In recent years, persistent deadlock between Democrats and Republicans over budget policy — as well as the general elimination of so-called earmarks, the individual lawmaker-designated provisions, from appropriations bills — has often left Congress and the White House negotiating over relatively tiny changes in discretionary spending, with far less room for maneuvering by special interests.

 

The budget accord reached in October between congressional Republicans and the White House, which set overall spending limits for 2016 and 2017 above previously agreed-upon limits, as well as the Republican policy that permits tax cuts without corresponding increases in revenue, has created a rare opportunity.
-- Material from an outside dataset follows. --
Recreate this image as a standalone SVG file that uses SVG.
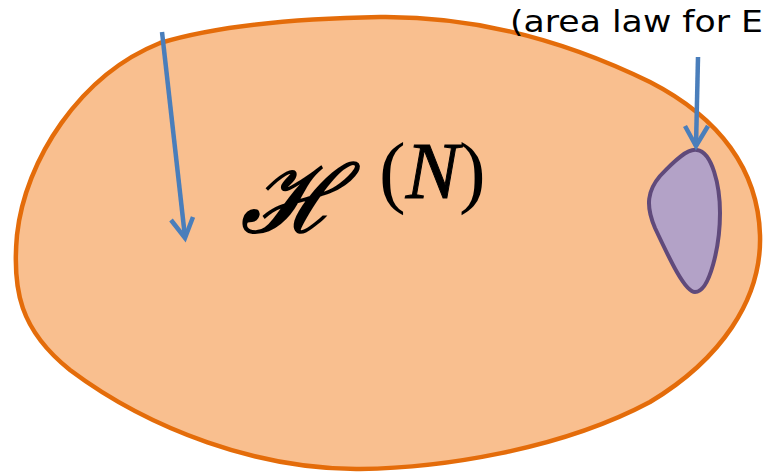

It is all the more tantalizing because Mr. Obama and the new House speaker, Representative Paul D. Ryan of Wisconsin, seem to have a shared interest in completing a deal without a protracted fight.

 

Paul Winfree, the director of the Heritage Foundation’s Thomas A. Roe Institute for Economic Policy Studies, a conservative think tank, said that some Republican lawmakers were hoping to extract a victory through the policy changes because they were not satisfied with the accord in October that lifted the spending caps.

 

The White House, which had indicated the president would support a stopgap measure to give negotiators more time, nonetheless accused Republicans of politically motivated foot-dragging.

 

“They’ve already had weeks and months to negotiate an agreement,” said Josh Earnest, the White House press secretary. “And the only reason that we haven’t come to an agreement is the continued insistence on the part of Republicans to insert ideological riders into the process.”

 

Ms. MacGuineas said Democrats and Republicans were complicit in a long legacy of failed federal fiscal policy making.

 

“It all goes toward a bigger picture in that we don’t budget in a sensible way,” she said. “You have these terrible deals and both sides patting themselves on the back and chortling about successful bipartisan efforts.”